Bir gazetecinin, "Petrol satışlarından elde edilen gelirlerin Türk bankalarında bloke edildiği yönünde açıklamalar vardı, neler söyleyeceksiniz" sorusuna Caferi, "Bu petrol satışından elde edilmiş olan gelirler emin ellerdedir. Bu ziyaretimiz sırasında buna değinmedik fakat buna değinmeyeceğimiz anlamına gelmemektedir. Daha sonraki yapılacak olan görüşmelerde birçok konu detaylı olarak ele alınacaktır, bu konu başında yer almaktadır. Bu ziyaretimizden sonra Türkiye Başbakanı Davutoğlu Irak’a, o ziyaretten sonra Irak Başbakanı Türkiye’ye ziyarette bulunacaktır" karşılığını verdi.

Caferi, "Bizim terörizme karşı tutumumuz bölünemez. Biz, terörizmi uluslararası anlaşma çerçevesi üzerindeki tanım üzerinden ele alıyoruz. Biz bir sorunu çözerken diğer bir sorunu yaratmak istemiyoruz. Genel olarak hiçbir şekilde bizim terörist örgütlerle yakından uzaktan ilişkimiz söz konusu olmaz. Bu dosyaya ilişkin Irak çok büyük acılar çekti. Bizim anayasamız da herhangi bir terörizm grubuyla ilişkide bulunmamızı kabul etmez. Biz, terörizmi birkaç adımdan oluşmuş halka olarak görüyoruz. Son adımı terörizm aktiviteleridir. Daha önceki adımları ise terörizm kültürüdür, daha sonra finansa edilmesidir, eğitilmesidir, medyasıdır, bazı ülkelerde kamplar oluşturuluyor teröristlere yardımcı olunmak üzere. Aynı zamanda terörizm-minber söylemi ve terörizmin geçişine izin veren devletler. Biz, bunları birbirinden ayıramayız. Şunu anlayamıyorum, minber üzerinden terörizmi kınayıp perde altından parasal yardım. Teröristlere geçişi sağlayan meseleyi de anlayamıyorum. Belli bir devleti kastetmiyorum. Hükümetle vatandaş arasında bir ayrım da gözetmiyorum. Belli durumlarda belli vatandaş belli sermayeyle gelebilir fakat bu hiçbir şekilde o hükümeti temsil etmemektedir" ifadelerini kullandı.

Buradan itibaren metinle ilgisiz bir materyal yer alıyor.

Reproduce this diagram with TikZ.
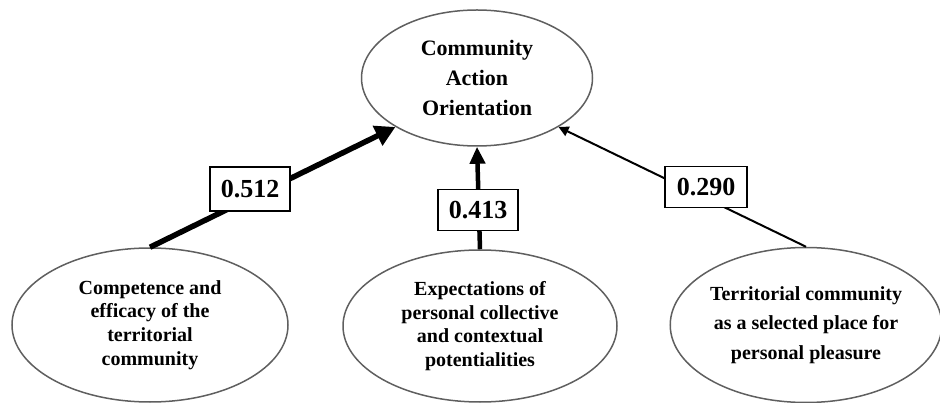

Caferi, konuşmasını şöyle sürdürdü:

"Terörizmin amaçlarından biri de, belli bazı hallerde de teröristler iki ülke arasında fitne yaratmak için de belli unsurlarının geçişini gerçekleştirebilirler, ta ki bir bunalım yaratabilsinler. Bundan dolayı bizim bu ağa düşmememiz, hükümetle bunalıma yol açmamamız gerekir. Türkiye esasında terörizmin kurbanıdır. Ben, Musul’da kaçırılmış 48 vatandaşı unutmadım."